Enough of the memories for tonight. I'm weary and B is back so it's time to post this and head to bed.

Thursday, December 09, 2010

Sunshine

Sunshine today...at least for a time. The temps are back up in the mid 30's. While I am thankful for the sun I'm not eager to have all the snow melt away. We have had snow most of the week - accumulating probably 3-5 inches I would guess. This morning there was just a fresh dusting. Today is supposed to be the warmest day all week - tomorrow and Saturday we have the chance of freezing rain or more snow. I will take the snow but would prefer not to have the freezing rain. We will see.

Have intended to blog all week but anytime I thought about doing so it was too close to bus route time or bedtime or someone else needing on the computer. So it never happened. Today again it's getting close to bus route time but I won't be home this evening as Stretch has his school Christmas concert tonight. (His last - those are starting..not sure I'm ready for that) I was looking for baby pictures of him last night - thought I had them all out to scrapbook but finally found them in a labeled box. It was fun...brought back memories. Now just to find the time to scrapbook them and finish his School Days album and...the list goes on.

Today I managed to get all the laundry folding done (first time all week) though I'm busy making more to fold. Also got the kitchen cleaned and dishwasher ran again so am basically caught up on dishes - at least until tonight. I also got a nap in thankfully. And supper is in the crockpot.

Had a good visit north to see Mom and Dad. What really made the trip was that I also got to see my sister Karen as she was down trying to schedule a meeting with the doctors caring for Mom. We spent Friday evening and most of Saturday together - mostly at the hospital but the point is that we were together. After she left for her home on Saturday Dad and I took Mom for a walk - the first time she had walked anywhere in several weeks. We did that again Sunday and Monday before Stretch and I left for home. Each time we went an increased distance and her increased strength and stability were obvious. While this is not an indication of "healing" it does show that the steroid treatment is still effective in keeping the disease somewhat under control.

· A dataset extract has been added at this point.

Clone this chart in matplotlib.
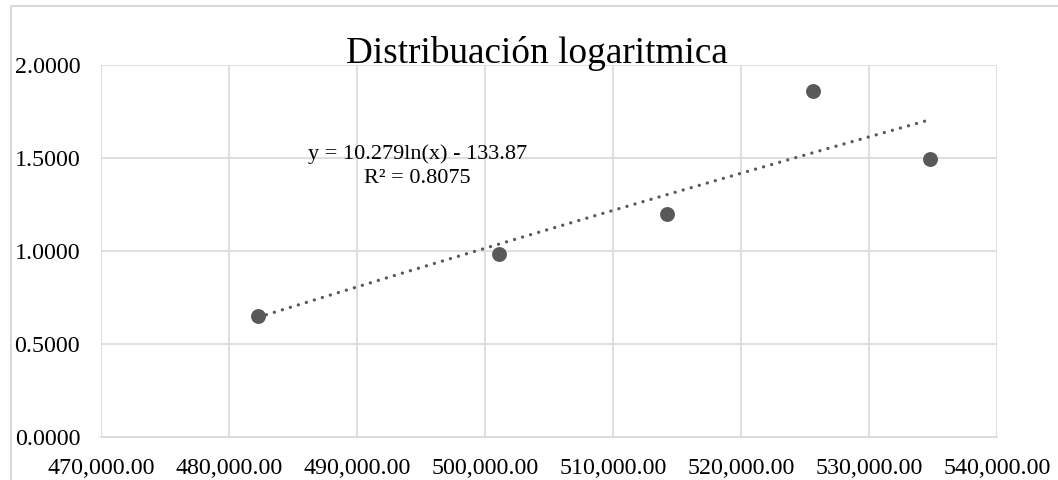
import numpy as np
import matplotlib.pyplot as plt
from matplotlib.patches import Rectangle
from matplotlib.ticker import FuncFormatter

# Data points
x_vals = [482294, 501088, 514244, 525654, 534761]
y_vals = [0.6505, 0.9840, 1.1990, 1.8586, 1.4960]

# Logarithmic trendline coefficients: y = a ln(x) + b
coef_a = 10.279
coef_b = -133.87
r_squared = 0.8075

x_ticks = np.arange(470000, 540001, 10000)
y_ticks = [0.0, 0.5, 1.0, 1.5, 2.0]

plt.rcParams['font.family'] = ['Liberation Serif', 'DejaVu Serif']

W, H = 1058, 480
fig = plt.figure(figsize=(W / 100, H / 100), dpi=100)

# chart frame
fig.patches.append(Rectangle((11 / W, -0.1), 1.2, (H - 6) / H + 0.1, transform=fig.transFigure,
                             fill=False, edgecolor='#d9d9d9', linewidth=1.5))

ax = fig.add_axes([101 / W, (H - 437) / H, (997 - 101) / W, (437 - 65) / H])
grid_c = '#d9d9d9'

ax.scatter(x_vals, y_vals, s=115, color='#595959', zorder=3, linewidths=0)

xt = np.linspace(min(x_vals), max(x_vals), 200)
yt = coef_a * np.log(xt) + coef_b
ax.plot(xt, yt, color='#595959', linewidth=2.4, linestyle=(0, (0.01, 2.5)),
        dash_capstyle='round', zorder=2)

ax.set_xlim(470000, 540000)
ax.set_ylim(0, 2.0)
ax.set_xticks(x_ticks)
ax.set_yticks(y_ticks)
ax.xaxis.set_major_formatter(FuncFormatter(lambda v, p: f"{v:,.2f}"))
ax.yaxis.set_major_formatter(FuncFormatter(lambda v, p: f"{v:.4f}"))
ax.grid(True, color=grid_c, linewidth=1.2)
ax.set_axisbelow(True)
for side in ['top', 'right', 'left']:
    ax.spines[side].set_visible(False)
ax.spines['bottom'].set_color(grid_c)
ax.spines['bottom'].set_linewidth(1.2)
ax.tick_params(length=0, labelsize=17.3, colors='black')
ax.tick_params(axis='x', pad=15)
ax.tick_params(axis='y', pad=15)

ax.text(0.4866, 1.005, "Distribuación logaritmica", transform=ax.transAxes,
        ha='center', va='baseline', fontsize=26.8)

eq = f"y = {coef_a}ln(x) - {abs(coef_b)}\nR² = {r_squared}"
ax.text(494750, 1.455, eq, ha='center', va='center', fontsize=16, linespacing=1.35)

fig.savefig("out.png", dpi=100)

Other than that...activities are ramping up for Christmas...between tonight and this time next week there are 3 different school band/choir concerts to attend. We only have 1 more week of school before the break - this entire year seems to have just flown by. I have done no Christmas cards yet...would like to get a note done to go in them. Will just have to wait and see.

Better scoot for now -want to let the chickens out today and feed and water them before bus route. I've kept them locked up all week due to the cold.